Thanks for the reply. I think I was part way towards what I wanted to achieve, and just missing a few points.

"When the test code really does get too complex to expose to students, e.g. with tkinter questions, I do tricks like you describe - the Test column of the result table describes what I'm testing for and the actual test code is in the (hidden) TEST.extra field, using a template that runs both the TEST.testcode and TEST.extra code for each test case. The output from the code in the TEST.extra field is then just something like "OK" or it is a specific message saying what failed. The TEST.expected field is then just set to "OK"."

"Another trick I have is to use a template that first checks for the existence of a file _prefix.py among the support files; if this is found, its contents are inserted into the test run before the test code."

For my Python questions, would you just do this with an import inside a try statment?

Edit: Apparently blockquote tags don't work?

Re: On "Specific Feedback"

by Richard Lobb - Saturday, 17 November 2018, 10:25 AM

Sorry, that was a bit confusing. I have two main python question types: the standard one that's used for 95% of questions and a special one for tkinter. The standard one executes both TEST.testcode and TEST.extra, after the student's code. If I wish to hide test code with this question type, I put Python comments in testcode and the hidden executable stuff in extra and possibly in _prefix.py. The tkinter question type executes only the student code and TEST.extra, so in that case the testcode is pure English commentary on what the test is doing.
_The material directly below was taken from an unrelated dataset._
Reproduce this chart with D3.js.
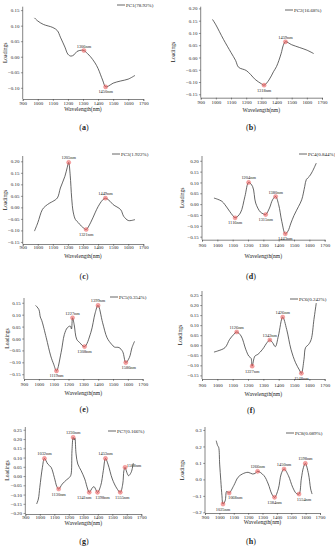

For my Python questions, would you just do this with an import inside a try statement?

I actually build the program to be tested as a string consisting of any _prefix code, other prefix stuff, the student code and the testing code. Then I either exec that under control of a watchdog timer or run it in a subprocess. However, in simpler questions that aren't using a combinator template grader, you should be able to do as you suggest. Or read it into a string and exec it.